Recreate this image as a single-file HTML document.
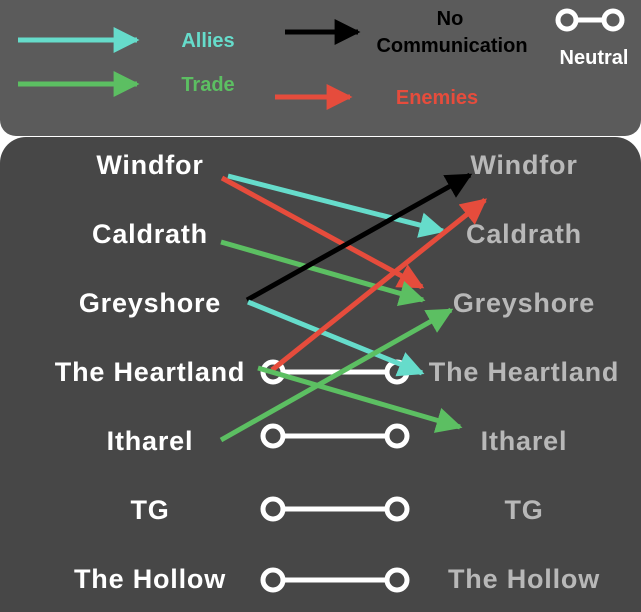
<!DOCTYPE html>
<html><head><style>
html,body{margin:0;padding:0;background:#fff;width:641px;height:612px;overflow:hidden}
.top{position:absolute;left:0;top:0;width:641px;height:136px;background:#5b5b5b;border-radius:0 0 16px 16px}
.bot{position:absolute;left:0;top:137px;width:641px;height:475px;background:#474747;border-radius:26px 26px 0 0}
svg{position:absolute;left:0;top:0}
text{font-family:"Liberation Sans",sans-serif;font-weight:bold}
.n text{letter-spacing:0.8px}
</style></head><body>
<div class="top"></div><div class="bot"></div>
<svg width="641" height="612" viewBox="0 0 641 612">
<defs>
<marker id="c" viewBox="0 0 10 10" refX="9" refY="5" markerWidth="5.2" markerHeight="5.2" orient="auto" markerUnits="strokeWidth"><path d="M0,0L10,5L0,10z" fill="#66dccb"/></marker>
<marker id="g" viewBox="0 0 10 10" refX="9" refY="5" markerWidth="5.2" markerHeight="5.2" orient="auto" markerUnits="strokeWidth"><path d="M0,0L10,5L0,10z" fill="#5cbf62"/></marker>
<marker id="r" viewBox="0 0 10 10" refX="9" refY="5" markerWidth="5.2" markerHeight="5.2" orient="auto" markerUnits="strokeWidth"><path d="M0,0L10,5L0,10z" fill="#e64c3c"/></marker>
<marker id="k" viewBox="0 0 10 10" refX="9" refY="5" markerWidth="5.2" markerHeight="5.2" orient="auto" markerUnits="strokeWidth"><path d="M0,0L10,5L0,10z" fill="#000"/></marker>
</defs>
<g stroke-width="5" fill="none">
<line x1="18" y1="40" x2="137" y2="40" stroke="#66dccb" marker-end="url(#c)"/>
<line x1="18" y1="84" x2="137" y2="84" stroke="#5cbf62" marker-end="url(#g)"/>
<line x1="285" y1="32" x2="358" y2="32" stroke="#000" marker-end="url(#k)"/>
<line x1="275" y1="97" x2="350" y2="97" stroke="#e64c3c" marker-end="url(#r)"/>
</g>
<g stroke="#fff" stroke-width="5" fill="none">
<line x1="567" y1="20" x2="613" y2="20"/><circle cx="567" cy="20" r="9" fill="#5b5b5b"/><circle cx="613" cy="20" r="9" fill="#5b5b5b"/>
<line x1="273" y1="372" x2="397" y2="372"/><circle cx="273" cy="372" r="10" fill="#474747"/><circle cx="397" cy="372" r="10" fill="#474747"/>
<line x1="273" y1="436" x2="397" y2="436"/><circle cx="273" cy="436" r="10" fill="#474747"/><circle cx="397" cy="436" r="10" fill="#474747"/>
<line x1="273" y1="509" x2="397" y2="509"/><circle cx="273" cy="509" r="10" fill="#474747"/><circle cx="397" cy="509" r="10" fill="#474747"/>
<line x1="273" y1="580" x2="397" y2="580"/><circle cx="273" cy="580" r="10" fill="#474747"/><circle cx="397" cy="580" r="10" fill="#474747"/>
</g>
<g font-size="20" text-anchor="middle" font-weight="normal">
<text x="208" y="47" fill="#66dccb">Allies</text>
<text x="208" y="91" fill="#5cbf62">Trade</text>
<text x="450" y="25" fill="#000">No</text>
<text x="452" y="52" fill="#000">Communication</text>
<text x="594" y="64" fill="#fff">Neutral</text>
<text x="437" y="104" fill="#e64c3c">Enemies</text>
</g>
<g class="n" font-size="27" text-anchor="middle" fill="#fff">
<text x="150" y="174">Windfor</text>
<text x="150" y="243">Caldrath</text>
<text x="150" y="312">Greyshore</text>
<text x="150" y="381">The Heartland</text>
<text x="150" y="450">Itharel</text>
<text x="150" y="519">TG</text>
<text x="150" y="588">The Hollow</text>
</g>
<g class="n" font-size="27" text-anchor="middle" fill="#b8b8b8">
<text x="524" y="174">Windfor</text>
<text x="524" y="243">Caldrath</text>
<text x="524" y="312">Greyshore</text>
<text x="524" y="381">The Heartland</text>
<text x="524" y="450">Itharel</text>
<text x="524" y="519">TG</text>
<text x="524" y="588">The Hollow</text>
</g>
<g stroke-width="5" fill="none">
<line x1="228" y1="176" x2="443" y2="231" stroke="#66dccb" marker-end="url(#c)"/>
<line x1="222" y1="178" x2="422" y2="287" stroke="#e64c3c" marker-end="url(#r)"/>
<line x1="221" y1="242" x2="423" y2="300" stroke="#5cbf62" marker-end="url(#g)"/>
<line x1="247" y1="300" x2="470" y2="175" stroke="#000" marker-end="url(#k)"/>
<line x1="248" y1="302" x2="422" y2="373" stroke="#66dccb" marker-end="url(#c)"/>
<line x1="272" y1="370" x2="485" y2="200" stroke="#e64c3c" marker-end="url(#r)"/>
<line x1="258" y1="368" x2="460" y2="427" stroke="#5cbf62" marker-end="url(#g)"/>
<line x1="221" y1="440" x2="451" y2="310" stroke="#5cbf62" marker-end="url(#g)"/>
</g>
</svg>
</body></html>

--- --- ---

> _WHAT TO DO_
The data should be printed again unchanged; leave its pictures out.

> _SOLUTION FOR THIS EXERCISE_
Recreate this image as a single-file HTML document.
<!DOCTYPE html>
<html><head><style>
html,body{margin:0;padding:0;background:#fff;width:641px;height:612px;overflow:hidden}
.top{position:absolute;left:0;top:0;width:641px;height:136px;background:#5b5b5b;border-radius:0 0 16px 16px}
.bot{position:absolute;left:0;top:137px;width:641px;height:475px;background:#474747;border-radius:26px 26px 0 0}
svg{position:absolute;left:0;top:0}
text{font-family:"Liberation Sans",sans-serif;font-weight:bold}
.n text{letter-spacing:0.8px}
</style></head><body>
<div class="top"></div><div class="bot"></div>
<svg width="641" height="612" viewBox="0 0 641 612">
<defs>
<marker id="c" viewBox="0 0 10 10" refX="9" refY="5" markerWidth="5.2" markerHeight="5.2" orient="auto" markerUnits="strokeWidth"><path d="M0,0L10,5L0,10z" fill="#66dccb"/></marker>
<marker id="g" viewBox="0 0 10 10" refX="9" refY="5" markerWidth="5.2" markerHeight="5.2" orient="auto" markerUnits="strokeWidth"><path d="M0,0L10,5L0,10z" fill="#5cbf62"/></marker>
<marker id="r" viewBox="0 0 10 10" refX="9" refY="5" markerWidth="5.2" markerHeight="5.2" orient="auto" markerUnits="strokeWidth"><path d="M0,0L10,5L0,10z" fill="#e64c3c"/></marker>
<marker id="k" viewBox="0 0 10 10" refX="9" refY="5" markerWidth="5.2" markerHeight="5.2" orient="auto" markerUnits="strokeWidth"><path d="M0,0L10,5L0,10z" fill="#000"/></marker>
</defs>
<g stroke-width="5" fill="none">
<line x1="18" y1="40" x2="137" y2="40" stroke="#66dccb" marker-end="url(#c)"/>
<line x1="18" y1="84" x2="137" y2="84" stroke="#5cbf62" marker-end="url(#g)"/>
<line x1="285" y1="32" x2="358" y2="32" stroke="#000" marker-end="url(#k)"/>
<line x1="275" y1="97" x2="350" y2="97" stroke="#e64c3c" marker-end="url(#r)"/>
</g>
<g stroke="#fff" stroke-width="5" fill="none">
<line x1="567" y1="20" x2="613" y2="20"/><circle cx="567" cy="20" r="9" fill="#5b5b5b"/><circle cx="613" cy="20" r="9" fill="#5b5b5b"/>
<line x1="273" y1="372" x2="397" y2="372"/><circle cx="273" cy="372" r="10" fill="#474747"/><circle cx="397" cy="372" r="10" fill="#474747"/>
<line x1="273" y1="436" x2="397" y2="436"/><circle cx="273" cy="436" r="10" fill="#474747"/><circle cx="397" cy="436" r="10" fill="#474747"/>
<line x1="273" y1="509" x2="397" y2="509"/><circle cx="273" cy="509" r="10" fill="#474747"/><circle cx="397" cy="509" r="10" fill="#474747"/>
<line x1="273" y1="580" x2="397" y2="580"/><circle cx="273" cy="580" r="10" fill="#474747"/><circle cx="397" cy="580" r="10" fill="#474747"/>
</g>
<g font-size="20" text-anchor="middle" font-weight="normal">
<text x="208" y="47" fill="#66dccb">Allies</text>
<text x="208" y="91" fill="#5cbf62">Trade</text>
<text x="450" y="25" fill="#000">No</text>
<text x="452" y="52" fill="#000">Communication</text>
<text x="594" y="64" fill="#fff">Neutral</text>
<text x="437" y="104" fill="#e64c3c">Enemies</text>
</g>
<g class="n" font-size="27" text-anchor="middle" fill="#fff">
<text x="150" y="174">Windfor</text>
<text x="150" y="243">Caldrath</text>
<text x="150" y="312">Greyshore</text>
<text x="150" y="381">The Heartland</text>
<text x="150" y="450">Itharel</text>
<text x="150" y="519">TG</text>
<text x="150" y="588">The Hollow</text>
</g>
<g class="n" font-size="27" text-anchor="middle" fill="#b8b8b8">
<text x="524" y="174">Windfor</text>
<text x="524" y="243">Caldrath</text>
<text x="524" y="312">Greyshore</text>
<text x="524" y="381">The Heartland</text>
<text x="524" y="450">Itharel</text>
<text x="524" y="519">TG</text>
<text x="524" y="588">The Hollow</text>
</g>
<g stroke-width="5" fill="none">
<line x1="228" y1="176" x2="443" y2="231" stroke="#66dccb" marker-end="url(#c)"/>
<line x1="222" y1="178" x2="422" y2="287" stroke="#e64c3c" marker-end="url(#r)"/>
<line x1="221" y1="242" x2="423" y2="300" stroke="#5cbf62" marker-end="url(#g)"/>
<line x1="247" y1="300" x2="470" y2="175" stroke="#000" marker-end="url(#k)"/>
<line x1="248" y1="302" x2="422" y2="373" stroke="#66dccb" marker-end="url(#c)"/>
<line x1="272" y1="370" x2="485" y2="200" stroke="#e64c3c" marker-end="url(#r)"/>
<line x1="258" y1="368" x2="460" y2="427" stroke="#5cbf62" marker-end="url(#g)"/>
<line x1="221" y1="440" x2="451" y2="310" stroke="#5cbf62" marker-end="url(#g)"/>
</g>
</svg>
</body></html>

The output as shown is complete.